**Exercise task**
Go through the material and write it all out exactly, minus the pictures.

___ Information shown ___

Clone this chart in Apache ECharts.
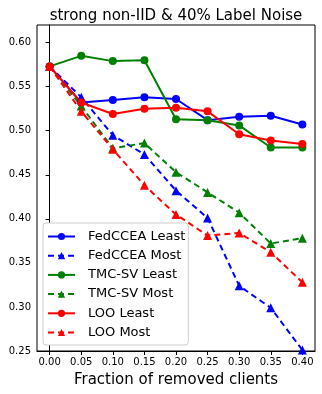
<!DOCTYPE html>
<html>
<head>
<meta charset="utf-8">
<script src="https://cdn.jsdelivr.net/npm/echarts@6/dist/echarts.min.js"></script>
<style>
  html, body { margin: 0; padding: 0; background: #fff; }
  #chart { width: 322px; height: 394px; }
</style>
</head>
<body>
<div id="chart"></div>
<script>
const fractions = [0.00, 0.05, 0.10, 0.15, 0.20, 0.25, 0.30, 0.35, 0.40];
const xTicks = [0.00, 0.05, 0.10, 0.15, 0.20, 0.25, 0.30, 0.35, 0.40];
const yTicks = [0.25, 0.30, 0.35, 0.40, 0.45, 0.50, 0.55, 0.60];

const fedcceaLeast = [0.573, 0.532, 0.535, 0.538, 0.536, 0.512, 0.516, 0.517, 0.507];
const fedcceaMost = [0.573, 0.538, 0.495, 0.473, 0.432, 0.401, 0.324, 0.299, 0.251];
const tmcLeast = [0.573, 0.585, 0.579, 0.580, 0.513, 0.512, 0.506, 0.481, 0.481];
const tmcMost = [0.573, 0.528, 0.480, 0.486, 0.453, 0.430, 0.407, 0.372, 0.378];
const looLeast = [0.573, 0.532, 0.519, 0.525, 0.526, 0.522, 0.496, 0.489, 0.485];
const looMost = [0.573, 0.522, 0.479, 0.438, 0.405, 0.381, 0.384, 0.362, 0.328];

const FONT = 'DejaVu Sans';

function makeSeries(name, values, color, most) {
  return {
    name: name,
    type: 'line',
    data: fractions.map((x, i) => [x, values[i]]),
    symbol: most ? 'triangle' : 'circle',
    symbolSize: most ? 9 : 8,
    showSymbol: true,
    lineStyle: {
      color: color,
      width: 2,
      type: most ? [6, 4] : 'solid'
    },
    itemStyle: { color: color },
    emphasis: { disabled: true },
    animation: false
  };
}

const chart = echarts.init(document.getElementById('chart'));
chart.setOption({
  animation: false,
  title: {
    text: 'strong non-IID & 40% Label Noise',
    left: 171,
    textAlign: 'center',
    top: 4,
    textStyle: { fontFamily: FONT, fontSize: 15, fontWeight: 'normal', color: '#000' }
  },
  grid: {
    left: 37,
    right: 7,
    top: 25,
    bottom: 43,
    show: true,
    borderColor: '#000',
    borderWidth: 1,
    containLabel: false,
    outerBoundsMode: 'none'
  },
  legend: {
    orient: 'vertical',
    left: 43,
    top: 223,
    itemWidth: 27,
    itemHeight: 9,
    itemGap: 6.2,
    padding: [7, 3, 6, 4],
    backgroundColor: '#fff',
    borderColor: '#ccc',
    borderWidth: 1,
    borderRadius: 3,
    textStyle: { fontFamily: FONT, fontSize: 13, color: '#000', padding: [0, 0, 0, 8] },
    data: ['FedCCEA Least', 'FedCCEA Most', 'TMC-SV Least', 'TMC-SV Most', 'LOO Least', 'LOO Most']
  },
  xAxis: {
    type: 'value',
    min: -0.02,
    max: 0.42,
    name: 'Fraction of removed clients',
    nameLocation: 'middle',
    nameGap: 22,
    nameTextStyle: { fontFamily: FONT, fontSize: 15, color: '#000' },
    axisLine: { show: true, lineStyle: { color: '#000' } },
    axisTick: { show: true, length: 4, customValues: xTicks, lineStyle: { color: '#000' } },
    axisLabel: {
      customValues: xTicks,
      fontFamily: FONT,
      fontSize: 10,
      color: '#000',
      margin: 6,
      formatter: v => v.toFixed(2)
    },
    splitLine: { show: false }
  },
  yAxis: {
    type: 'value',
    min: 0.25,
    max: 0.62,
    axisLine: { show: true, lineStyle: { color: '#000' } },
    axisTick: { show: true, length: 4, customValues: yTicks, lineStyle: { color: '#000' } },
    axisLabel: {
      customValues: yTicks,
      fontFamily: FONT,
      fontSize: 10,
      color: '#000',
      margin: 6,
      formatter: v => v.toFixed(2)
    },
    splitLine: { show: false }
  },
  series: [
    makeSeries('FedCCEA Least', fedcceaLeast, '#0000ff', false),
    makeSeries('FedCCEA Most', fedcceaMost, '#0000ff', true),
    makeSeries('TMC-SV Least', tmcLeast, '#008000', false),
    makeSeries('TMC-SV Most', tmcMost, '#008000', true),
    makeSeries('LOO Least', looLeast, '#ff0000', false),
    makeSeries('LOO Most', looMost, '#ff0000', true)
  ]
});
</script>
</body>
</html>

___

**Right answer**
Clone this chart in Apache ECharts.
<!DOCTYPE html>
<html>
<head>
<meta charset="utf-8">
<script src="https://cdn.jsdelivr.net/npm/echarts@6/dist/echarts.min.js"></script>
<style>
  html, body { margin: 0; padding: 0; background: #fff; }
  #chart { width: 322px; height: 394px; }
</style>
</head>
<body>
<div id="chart"></div>
<script>
const fractions = [0.00, 0.05, 0.10, 0.15, 0.20, 0.25, 0.30, 0.35, 0.40];
const xTicks = [0.00, 0.05, 0.10, 0.15, 0.20, 0.25, 0.30, 0.35, 0.40];
const yTicks = [0.25, 0.30, 0.35, 0.40, 0.45, 0.50, 0.55, 0.60];

const fedcceaLeast = [0.573, 0.532, 0.535, 0.538, 0.536, 0.512, 0.516, 0.517, 0.507];
const fedcceaMost = [0.573, 0.538, 0.495, 0.473, 0.432, 0.401, 0.324, 0.299, 0.251];
const tmcLeast = [0.573, 0.585, 0.579, 0.580, 0.513, 0.512, 0.506, 0.481, 0.481];
const tmcMost = [0.573, 0.528, 0.480, 0.486, 0.453, 0.430, 0.407, 0.372, 0.378];
const looLeast = [0.573, 0.532, 0.519, 0.525, 0.526, 0.522, 0.496, 0.489, 0.485];
const looMost = [0.573, 0.522, 0.479, 0.438, 0.405, 0.381, 0.384, 0.362, 0.328];

const FONT = 'DejaVu Sans';

function makeSeries(name, values, color, most) {
  return {
    name: name,
    type: 'line',
    data: fractions.map((x, i) => [x, values[i]]),
    symbol: most ? 'triangle' : 'circle',
    symbolSize: most ? 9 : 8,
    showSymbol: true,
    lineStyle: {
      color: color,
      width: 2,
      type: most ? [6, 4] : 'solid'
    },
    itemStyle: { color: color },
    emphasis: { disabled: true },
    animation: false
  };
}

const chart = echarts.init(document.getElementById('chart'));
chart.setOption({
  animation: false,
  title: {
    text: 'strong non-IID & 40% Label Noise',
    left: 171,
    textAlign: 'center',
    top: 4,
    textStyle: { fontFamily: FONT, fontSize: 15, fontWeight: 'normal', color: '#000' }
  },
  grid: {
    left: 37,
    right: 7,
    top: 25,
    bottom: 43,
    show: true,
    borderColor: '#000',
    borderWidth: 1,
    containLabel: false,
    outerBoundsMode: 'none'
  },
  legend: {
    orient: 'vertical',
    left: 43,
    top: 223,
    itemWidth: 27,
    itemHeight: 9,
    itemGap: 6.2,
    padding: [7, 3, 6, 4],
    backgroundColor: '#fff',
    borderColor: '#ccc',
    borderWidth: 1,
    borderRadius: 3,
    textStyle: { fontFamily: FONT, fontSize: 13, color: '#000', padding: [0, 0, 0, 8] },
    data: ['FedCCEA Least', 'FedCCEA Most', 'TMC-SV Least', 'TMC-SV Most', 'LOO Least', 'LOO Most']
  },
  xAxis: {
    type: 'value',
    min: -0.02,
    max: 0.42,
    name: 'Fraction of removed clients',
    nameLocation: 'middle',
    nameGap: 22,
    nameTextStyle: { fontFamily: FONT, fontSize: 15, color: '#000' },
    axisLine: { show: true, lineStyle: { color: '#000' } },
    axisTick: { show: true, length: 4, customValues: xTicks, lineStyle: { color: '#000' } },
    axisLabel: {
      customValues: xTicks,
      fontFamily: FONT,
      fontSize: 10,
      color: '#000',
      margin: 6,
      formatter: v => v.toFixed(2)
    },
    splitLine: { show: false }
  },
  yAxis: {
    type: 'value',
    min: 0.25,
    max: 0.62,
    axisLine: { show: true, lineStyle: { color: '#000' } },
    axisTick: { show: true, length: 4, customValues: yTicks, lineStyle: { color: '#000' } },
    axisLabel: {
      customValues: yTicks,
      fontFamily: FONT,
      fontSize: 10,
      color: '#000',
      margin: 6,
      formatter: v => v.toFixed(2)
    },
    splitLine: { show: false }
  },
  series: [
    makeSeries('FedCCEA Least', fedcceaLeast, '#0000ff', false),
    makeSeries('FedCCEA Most', fedcceaMost, '#0000ff', true),
    makeSeries('TMC-SV Least', tmcLeast, '#008000', false),
    makeSeries('TMC-SV Most', tmcMost, '#008000', true),
    makeSeries('LOO Least', looLeast, '#ff0000', false),
    makeSeries('LOO Most', looMost, '#ff0000', true)
  ]
});
</script>
</body>
</html>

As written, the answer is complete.